ChrisDolan on 2010-01-23T02:30:30

Code generation is OK if it's transient -- passed straight to a compiler and run. If instead it's written to disk as a template, then it's just formalized copy-and-paste, with all of the maintenance downsides.

The biggest drawback to runtime code generation is obscurity. It's opaque to static analysis and smat editors, and to most humans too.

Re:copy and paste

masak on 2010-01-23T11:06:16

The biggest drawback to runtime code generation is obscurity. It's opaque to static analysis and smat editors, and to most humans too.

Indeed. A static analyzer would have to be really smart to figure out that I'm collecting together little pieces of code as I traverse the AST...

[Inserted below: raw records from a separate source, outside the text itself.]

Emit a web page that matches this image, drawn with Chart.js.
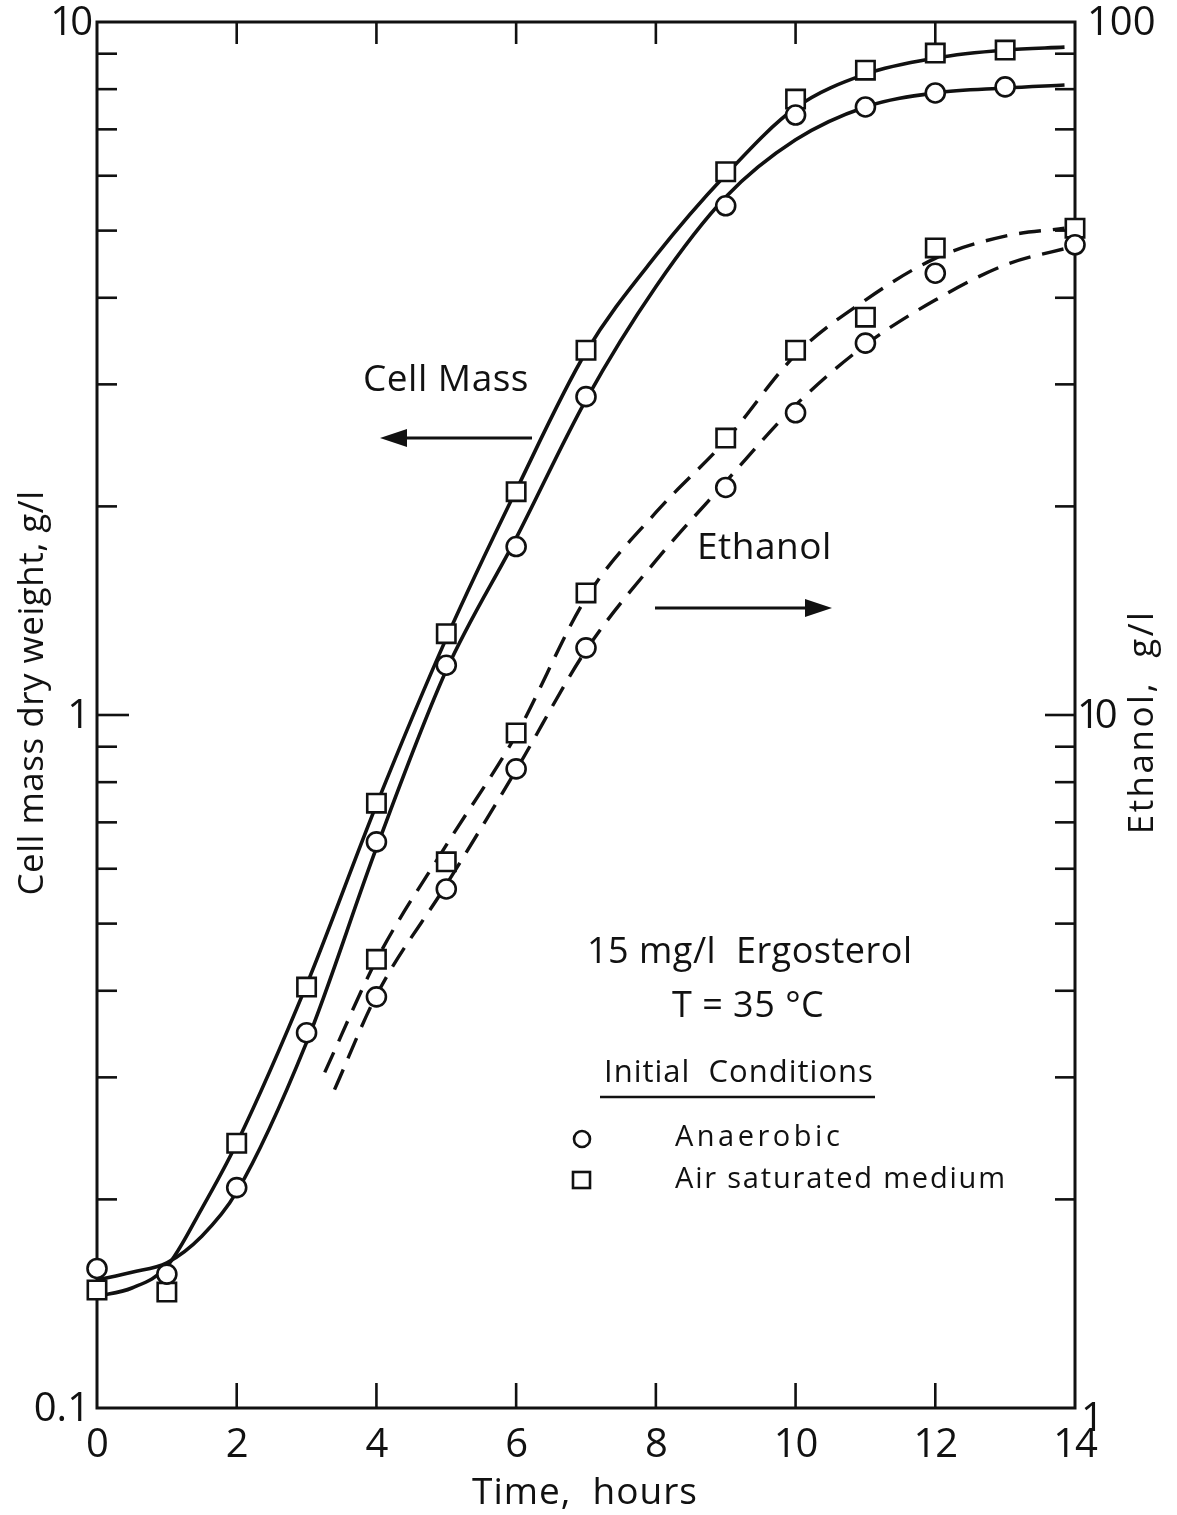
<!DOCTYPE html>
<html>
<head>
<meta charset="utf-8">
<title>Cell mass and ethanol, 15 mg/l ergosterol</title>
<script src="https://cdn.jsdelivr.net/npm/chart.js@4.4.1/dist/chart.umd.min.js"></script>
<style>
  html, body { margin: 0; padding: 0; background: #fff; }
  #wrap { width: 1177px; height: 1515px; }
</style>
</head>
<body>
<div id="wrap"><canvas id="growthChart" width="1177" height="1515"></canvas></div>
<script>
const sampleHours = [0, 1, 2, 3, 4, 5, 6, 7, 9, 10, 11, 12, 13];
const cellAnaerobic = [0.159, 0.156, 0.208, 0.348, 0.656, 1.18, 1.75, 2.88, 5.43, 7.34, 7.54, 7.90, 8.06];
const cellAir = [0.148, 0.147, 0.241, 0.405, 0.746, 1.31, 2.10, 3.36, 6.08, 7.74, 8.52, 9.02, 9.11];

const ethanolHours = [4, 5, 6, 7, 9, 10, 11, 12, 14];
const ethanolAnaerobic = [3.92, 5.61, 8.36, 12.5, 21.3, 27.3, 34.4, 43.4, 47.7];
const ethanolAir = [4.44, 6.14, 9.42, 15.0, 25.1, 33.6, 37.5, 47.2, 50.4];

// ---- hand-drawn smooth curves ----
const cellCurveHours = [0, 0.5, 1, 1.5, 2, 3, 4, 5, 6, 7, 8, 9, 10, 11, 12, 13, 13.85];
const cellAnaerobicCurve = [0.153, 0.157, 0.162, 0.177, 0.205, 0.337, 0.643, 1.16, 1.80, 2.85, 4.15, 5.59, 6.76, 7.54, 7.90, 8.03, 8.11];
const cellAirCurve = [0.145, 0.149, 0.160, 0.194, 0.241, 0.408, 0.742, 1.29, 2.11, 3.34, 4.60, 6.02, 7.52, 8.41, 8.87, 9.11, 9.20];

const ethAirCurveHours = [3.26, 4, 5, 6, 7, 8, 9, 10, 11, 12, 13, 13.85];
const ethanolAirCurve = [3.05, 4.43, 6.49, 9.36, 14.75, 19.6, 24.9, 33.1, 39.7, 45.6, 49.1, 50.4];
const ethAnaCurveHours = [3.4, 4, 5, 6, 7, 8, 9, 10, 11, 12, 13, 14];
const ethanolAnaerobicCurve = [2.88, 3.94, 5.69, 8.33, 12.4, 16.7, 21.7, 28.0, 34.2, 39.7, 44.6, 47.5];

// ---- axes ----
const xTickHours = [0, 2, 4, 6, 8, 10, 12, 14];
const leftTickValues = [0.1, 1, 10];
const leftTickLabels = ["0.1", "1", "10"];
const rightTickValues = [1, 10, 100];
const rightTickLabels = ["1", "10", "100"];
const minorSteps = [2, 3, 4, 5, 6, 7, 8, 9];

const ink = "#111";
const font = "'Open Sans', 'DejaVu Sans', sans-serif";

function pts(xs, ys) {
  return xs.map((x, i) => ({ x: x, y: ys[i] }));
}

function markers(xs, ys, style, radius, axis) {
  return {
    data: pts(xs, ys),
    yAxisID: axis,
    showLine: false,
    pointStyle: style,
    pointRadius: radius,
    pointBorderWidth: 2.6,
    pointBorderColor: ink,
    pointBackgroundColor: "#fff",
    clip: false,
    order: 0,
  };
}

function curve(xs, ys, axis, dashed) {
  return {
    data: pts(xs, ys),
    yAxisID: axis,
    showLine: true,
    borderColor: ink,
    borderWidth: dashed ? 3.4 : 3.6,
    borderDash: dashed ? [22, 12] : [],
    cubicInterpolationMode: "monotone",
    pointRadius: 0,
    clip: false,
    order: 1,
  };
}

function text(ctx, str, x, y, size, align, spacing) {
  ctx.font = size + "px " + font;
  ctx.textAlign = align || "left";
  ctx.textBaseline = "middle";
  ctx.letterSpacing = (spacing || 0) + "px";
  ctx.fillText(str, x, y);
}

function seg(ctx, x1, y1, x2, y2) {
  ctx.beginPath();
  ctx.moveTo(x1, y1);
  ctx.lineTo(x2, y2);
  ctx.stroke();
}

function arrow(ctx, x1, x2, y) {
  const dir = x2 > x1 ? 1 : -1;
  ctx.lineWidth = 3;
  seg(ctx, x1, y, x2 - dir * 20, y);
  ctx.beginPath();
  ctx.moveTo(x2, y);
  ctx.lineTo(x2 - dir * 27, y - 9);
  ctx.lineTo(x2 - dir * 27, y + 9);
  ctx.closePath();
  ctx.fill();
}

// frame, inward ticks and all texts
const frame = {
  id: "frame",
  beforeDatasetsDraw(chart) {
    const { ctx, chartArea: a, scales } = chart;
    const x = scales.x, y = scales.y, y2 = scales.y2;
    ctx.save();
    ctx.strokeStyle = ink;
    ctx.lineWidth = 3;
    ctx.strokeRect(a.left, a.top, a.right - a.left, a.bottom - a.top);

    ctx.lineWidth = 2.6;
    xTickHours.forEach((h) => {
      if (h === 0 || h === 14) return;
      const px = x.getPixelForValue(h);
      seg(ctx, px, a.top, px, a.top + 22);
      seg(ctx, px, a.bottom, px, a.bottom - 25);
    });

    [0.1, 1].forEach((dec) => {
      minorSteps.forEach((m) => {
        const py = y.getPixelForValue(dec * m);
        seg(ctx, a.left, py, a.left + 20, py);
      });
    });
    seg(ctx, a.left, y.getPixelForValue(1), a.left + 32, y.getPixelForValue(1));

    [1, 10].forEach((dec) => {
      minorSteps.forEach((m) => {
        const py = y2.getPixelForValue(dec * m);
        seg(ctx, a.right, py, a.right - 20, py);
      });
    });
    seg(ctx, a.right, y2.getPixelForValue(10), a.right - 30, y2.getPixelForValue(10));
    ctx.restore();
  },
  afterDraw(chart) {
    const { ctx, chartArea: a, scales } = chart;
    const x = scales.x, y = scales.y, y2 = scales.y2;
    ctx.save();
    ctx.fillStyle = ink;
    ctx.strokeStyle = ink;

    // tick labels
    xTickHours.forEach((h) => {
      text(ctx, String(h), x.getPixelForValue(h), a.bottom + 38, 40, "center", -1);
    });
    leftTickValues.forEach((v, i) => {
      const py = y.getPixelForValue(v);
      text(ctx, leftTickLabels[i], a.left - 7, py + 2, 40, "right", v === 10 ? -3 : 0);
    });
    rightTickValues.forEach((v, i) => {
      let py = y2.getPixelForValue(v);
      let px = a.right + 12;
      let sp = 0;
      if (v === 1) { py += 10; px = a.right + 6; }
      if (v === 10) { px = a.right + 2; sp = -5; }
      text(ctx, rightTickLabels[i], px, py + 2, 40, "left", sp);
    });

    // axis titles
    text(ctx, "Time,  hours", 585, 1493, 37, "center", 1);
    ctx.save();
    ctx.translate(33, 693);
    ctx.rotate(-Math.PI / 2);
    text(ctx, "Cell mass dry weight, g/l", 0, 0, 35, "center", 0.5);
    ctx.restore();
    ctx.save();
    ctx.translate(1143, 722);
    ctx.rotate(-Math.PI / 2);
    text(ctx, "Ethanol,  g/l", 0, 0, 35, "center", 2.5);
    ctx.restore();

    // annotations
    text(ctx, "Cell Mass", 363, 380, 37, "left", 0.5);
    arrow(ctx, 532, 380, 438);
    text(ctx, "Ethanol", 697, 548, 37, "left", 0.5);
    arrow(ctx, 655, 832, 608);

    text(ctx, "15 mg/l  Ergosterol", 587, 953, 36, "left", 0.5);
    text(ctx, "T = 35 °C", 672, 1007, 36, "left", 0.5);
    text(ctx, "Initial  Conditions", 604, 1073, 31, "left", 1);
    ctx.lineWidth = 2.6;
    seg(ctx, 600, 1097, 875, 1097);

    // key
    ctx.lineWidth = 2.6;
    ctx.beginPath();
    ctx.arc(582, 1139, 8, 0, Math.PI * 2);
    ctx.stroke();
    ctx.strokeRect(573, 1172, 17, 16);
    text(ctx, "Anaerobic", 675, 1138, 29, "left", 3.5);
    text(ctx, "Air saturated medium", 675, 1180, 29, "left", 1.8);
    ctx.restore();
  },
};

const ctx = document.getElementById("growthChart");

const growthChart = new Chart(ctx, {
  type: "scatter",
  data: {
    datasets: [
      markers(sampleHours, cellAnaerobic, "circle", 9.5, "y"),
      markers(sampleHours, cellAir, "rect", 13, "y"),
      markers(ethanolHours, ethanolAnaerobic, "circle", 9.5, "y2"),
      markers(ethanolHours, ethanolAir, "rect", 13, "y2"),
      curve(cellCurveHours, cellAnaerobicCurve, "y", false),
      curve(cellCurveHours, cellAirCurve, "y", false),
      curve(ethAnaCurveHours, ethanolAnaerobicCurve, "y2", true),
      curve(ethAirCurveHours, ethanolAirCurve, "y2", true),
    ],
  },
  options: {
    responsive: false,
    animation: false,
    events: [],
    layout: {
      autoPadding: false,
      padding: { left: 97, right: 102, top: 22, bottom: 107 },
    },
    plugins: {
      legend: { display: false },
      tooltip: { enabled: false },
    },
    scales: {
      x: { type: "linear", min: 0, max: 14, display: false },
      y: { type: "logarithmic", min: 0.1, max: 10, display: false },
      y2: { type: "logarithmic", min: 1, max: 100, display: false, position: "right" },
    },
  },
  plugins: [frame],
});
</script>
</body>
</html>
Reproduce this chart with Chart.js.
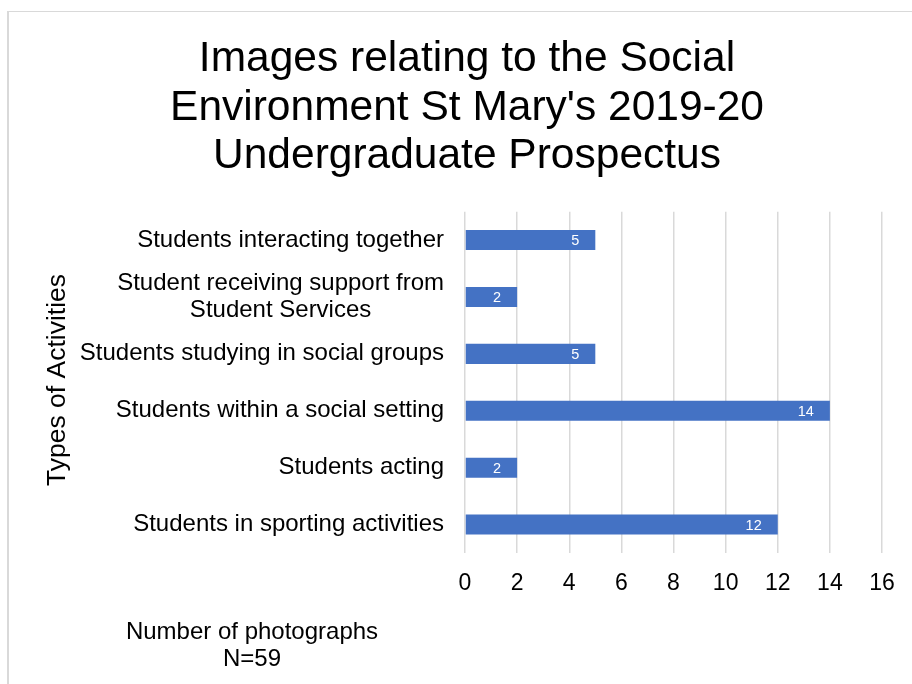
<!DOCTYPE html>
<html>
<head>
<meta charset="utf-8">
<title>Social Environment images</title>
<script src="https://cdn.jsdelivr.net/npm/chart.js@4"></script>
<style>
  html, body { margin: 0; padding: 0; background: #fff; overflow: hidden; }
  #frame {
    position: absolute; left: 7px; top: 11px; width: 1200px; height: 1000px;
    border-top: 1px solid #d9d9d9; border-left: 2px solid #d9d9d9;
  }
  #chart { position: absolute; left: 0; top: 0; }
</style>
</head>
<body>
<div id="frame"></div>
<canvas id="chart" width="912" height="684"></canvas>
<script>
// activity categories, top to bottom
const categories = [
  'Students interacting together',
  ['Student receiving support from', 'Student Services'],
  'Students studying in social groups',
  'Students within a social setting',
  'Students acting',
  'Students in sporting activities'
];
// number of photographs per activity
const photoCounts = [5, 2, 5, 14, 2, 12];
const axisMax = 16;
const axisStep = 2;
const titleLines = ['Images relating to the Social', "Environment St Mary's 2019-20", 'Undergraduate Prospectus'];
const xCaption = ['Number of photographs', 'N=59'];
const yCaption = 'Types of Activities';

const FONT = "'Liberation Sans', Arial, sans-serif";
const BAR_BLUE = '#4472C4';

// category labels: right edge on the axis, multi-line labels centred on each other
const categoryLabels = {
    id: 'categoryLabels',
    afterDraw(chart) {
        const ctx = chart.ctx;
        const yScale = chart.scales.y;
        const right = chart.chartArea.left - 21;
        ctx.save();
        ctx.font = '24px ' + FONT;
        ctx.fillStyle = '#000';
        ctx.textAlign = 'center';
        ctx.textBaseline = 'middle';
        categories.forEach((label, i) => {
            const lines = Array.isArray(label) ? label : [label];
            const w = Math.max(...lines.map(l => ctx.measureText(l).width));
            const cx = right - w / 2;
            const lh = 27;
            const y0 = yScale.getPixelForValue(i) - (lines.length - 1) * lh / 2;
            lines.forEach((l, k) => ctx.fillText(l, cx, y0 + k * lh));
        });
        ctx.restore();
    }
};

// value labels inside the end of each bar
const valueLabels = {
    id: 'valueLabels',
    afterDatasetsDraw(chart) {
        const ctx = chart.ctx;
        const meta = chart.getDatasetMeta(0);
        ctx.save();
        ctx.font = '14.5px ' + FONT;
        ctx.fillStyle = '#fff';
        ctx.textAlign = 'right';
        ctx.textBaseline = 'middle';
        meta.data.forEach((bar, i) => {
            ctx.fillText(String(photoCounts[i]), bar.x - 16, bar.y + 1);
        });
        ctx.restore();
    }
};

// axis captions
const axisCaptions = {
    id: 'axisCaptions',
    afterDraw(chart) {
        const ctx = chart.ctx;
        ctx.save();
        ctx.fillStyle = '#000';
        ctx.textAlign = 'center';
        ctx.textBaseline = 'middle';

        ctx.font = '26.5px ' + FONT;
        ctx.translate(58, 380);
        ctx.rotate(-Math.PI / 2);
        ctx.fillText(yCaption, 0, 0);
        ctx.setTransform(1, 0, 0, 1, 0, 0);

        ctx.font = '24px ' + FONT;
        xCaption.forEach((l, k) => ctx.fillText(l, 252, 632 + k * 27));
        ctx.restore();
    }
};

new Chart(document.getElementById('chart'), {
    type: 'bar',
    data: {
        labels: categories,
        datasets: [{
            data: photoCounts,
            backgroundColor: BAR_BLUE,
            borderWidth: 0,
            categoryPercentage: 1,
            barPercentage: 0.352
        }]
    },
    options: {
        indexAxis: 'y',
        responsive: false,
        animation: false,
        devicePixelRatio: 1,
        layout: { padding: { left: 52, right: 30, top: 0, bottom: 0 } },
        plugins: {
            legend: { display: false },
            tooltip: { enabled: false },
            title: {
                display: true,
                text: titleLines,
                color: '#000',
                font: { family: FONT, size: 42.5, weight: 'normal', lineHeight: 1.15 },
                padding: { top: 34.5, bottom: 30.5 }
            }
        },
        scales: {
            x: {
                min: 0,
                max: axisMax,
                ticks: {
                    stepSize: axisStep,
                    color: '#000',
                    padding: 17,
                    font: { family: FONT, size: 23 }
                },
                grid: { color: '#d9d9d9', lineWidth: 1.5, drawTicks: false },
                border: { display: false },
                afterFit(scale) { scale.height = 131; }
            },
            y: {
                ticks: { display: false },
                grid: { display: false, drawTicks: false },
                border: { display: false },
                afterFit(scale) { scale.width = 413; }
            }
        }
    },
    plugins: [categoryLabels, valueLabels, axisCaptions]
});
</script>
</body>
</html>
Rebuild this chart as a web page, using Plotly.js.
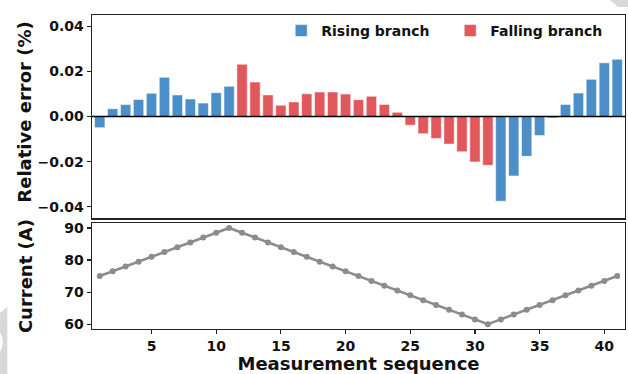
<!DOCTYPE html>
<html>
<head>
<meta charset="utf-8">
<script src="https://cdn.plot.ly/plotly-3.0.1.min.js"></script>
<style>html,body{margin:0;padding:0;background:#fff;}#chart{width:628px;height:374px;}</style>
</head>
<body>
<div id="chart"></div>
<script>
const sequence = [1,2,3,4,5,6,7,8,9,10,11,12,13,14,15,16,17,18,19,20,21,22,23,24,25,26,27,28,29,30,31,32,33,34,35,36,37,38,39,40,41];
const relError = [-0.0049,0.0035,0.0053,0.0076,0.0103,0.0174,0.0096,0.0078,0.0060,0.0106,0.0134,
  0.0232,0.0153,0.0096,0.0050,0.0065,0.0101,0.0109,0.0109,0.0100,0.0075,0.0090,0.0054,0.0019,
  -0.0038,-0.0076,-0.0097,-0.0122,-0.0156,-0.0201,-0.0216,
  -0.0375,-0.0263,-0.0176,-0.0084,-0.0006,0.0054,0.0104,0.0165,0.0238,0.0254];
const branch = ['R','R','R','R','R','R','R','R','R','R','R',
  'F','F','F','F','F','F','F','F','F','F','F','F','F','F','F','F','F','F','F','F',
  'R','R','R','R','R','R','R','R','R','R'];
const current = [75,76.5,78,79.5,81,82.5,84,85.5,87,88.5,90,88.5,87,85.5,84,82.5,81,79.5,78,76.5,75,73.5,72,70.5,69,67.5,66,64.5,63,61.5,60,61.5,63,64.5,66,67.5,69,70.5,72,73.5,75];
const xTicks = [5,10,15,20,25,30,35,40];
const yTicksErr = [-0.04,-0.02,0,0.02,0.04];
const yTickErrLabels = ['\u22120.04','\u22120.02','0.00','0.02','0.04'];
const yTicksCur = [60,70,80,90];
const seriesNames = {R:'Rising branch', F:'Falling branch'};
const seriesColors = {R:'#4c8ec8', F:'#e0575c'};

const FONT = 'DejaVu Sans, sans-serif';
function pick(arr, key){ return arr.filter((_,i)=>branch[i]===key); }
function barTrace(key){
  return {
    type:'bar', x:pick(sequence,key), y:pick(relError,key), name:seriesNames[key],
    width:0.8, xaxis:'x', yaxis:'y',
    marker:{color:seriesColors[key], line:{color:'rgba(255,255,255,0.55)', width:1}},
    hoverinfo:'skip'
  };
}
const traces = [
  barTrace('R'), barTrace('F'),
  {type:'scatter', mode:'lines+markers', x:sequence, y:current, xaxis:'x2', yaxis:'y2',
   line:{color:'#8c8c8c', width:2.6}, marker:{color:'#8c8c8c', size:6}, showlegend:false}
];
const axBase = {showline:true, mirror:true, linecolor:'#222', linewidth:1.4, ticks:'outside',
  ticklen:4, tickwidth:1.2, tickcolor:'#222', showgrid:false, zeroline:false,
  tickfont:{family:FONT, size:14, color:'#111', weight:'bold'}};
const titleFont = {family:FONT, size:18, color:'#111', weight:'bold'};
const layout = {
  width:628, height:374, paper_bgcolor:'#fff', plot_bgcolor:'#fff',
  margin:{l:92, r:3, t:15, b:45},
  showlegend:true, barmode:'overlay',
  legend:{orientation:'h', x:0.355, xanchor:'left', y:1.0, yanchor:'top', entrywidth:124,
    bgcolor:'rgba(0,0,0,0)', font:{family:FONT, size:14, color:'#111', weight:'bold'}, itemwidth:30},
  xaxis:Object.assign({}, axBase, {domain:[0,1], range:[0.4,41.6], anchor:'y', tickvals:xTicks, showticklabels:false, ticks:''}),
  yaxis:Object.assign({}, axBase, {domain:[0.353,1], range:[-0.045,0.045], anchor:'x', tickvals:yTicksErr, ticktext:yTickErrLabels}),
  xaxis2:Object.assign({}, axBase, {domain:[0,1], range:[0.4,41.6], anchor:'y2', tickvals:xTicks,
    title:{text:'Measurement sequence', font:titleFont, standoff:0}}),
  yaxis2:Object.assign({}, axBase, {domain:[0,0.337], range:[58.5,91.5], anchor:'x2', tickvals:yTicksCur,
    title:{text:'Current (A)', font:titleFont, standoff:27}}),
  annotations:[
    {text:'Relative error (%)', xref:'paper', yref:'paper', x:-0.1257, y:0.689, xanchor:'center', yanchor:'middle',
     textangle:-90, showarrow:false, font:titleFont}
  ],
  shapes:[
    {type:'line', xref:'x domain', yref:'y', x0:0, x1:1, y0:0, y1:0, line:{color:'#000', width:1.5}, layer:'above'},
    {type:'path', xref:'paper', yref:'paper', layer:'below', fillcolor:'#d8d8d8', line:{width:0},
     path:'M -0.1726 0.051 L -0.1589 0.0701 L -0.1589 -0.1433 L -0.1726 -0.1433 L -0.1726 -0.0732 Q -0.1620 -0.0414 -0.1726 -0.0096 Z'},
    {type:'path', xref:'paper', yref:'paper', layer:'below', fillcolor:'#d8d8d8', line:{width:0},
     path:'M 0.9719 1.0478 L 1.0056 1.0478 L 1.0056 1.0255 L 0.9869 1.0255 Z'}
  ]
};
Plotly.newPlot('chart', traces, layout, {displayModeBar:false, staticPlot:true});
</script>
</body>
</html>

Oh, and there seems to be another cardinal law involved in code generation: whatever happens, don't ever expect both your programs to look nicely indented anymore.

Re:copy and paste

ChrisDolan on 2010-01-23T14:42:26

In the worst case, you can use templates for the generated code. That pulls the odd indentation out of the main code.

Re:copy and paste

masak on 2010-01-23T18:28:45

I might give it a try. It does solve the templating issue, but it introduces distance between the templates and the place(s) where they're used. It's a bit of a lesser-of-two evils situation.

Re:copy and paste

ChrisDolan on 2010-01-23T20:48:45

True. Java is actually lucky in this area: it's trivial to embed an arbitrary file in a Jar file right next to the .class that uses it.

Congratulations:

Aristotle on 2010-01-23T12:00:51

You have discovered the criteria for Turing completeness. :-)

Re:Congratulations:

masak on 2010-01-23T18:24:42

Well yes, but not just that. I'm using the property of universality to bend a burgeoning language to my will. It's taking the general stance described in my blog post "Attitude" (that most bugs or missing features have a workaround), and applying it to control flow.

Maybe the point I'm proving is mainly for myself, but if I can make GGE behave like PGE (only slower), I've shown something about the capabilities of Rakudo.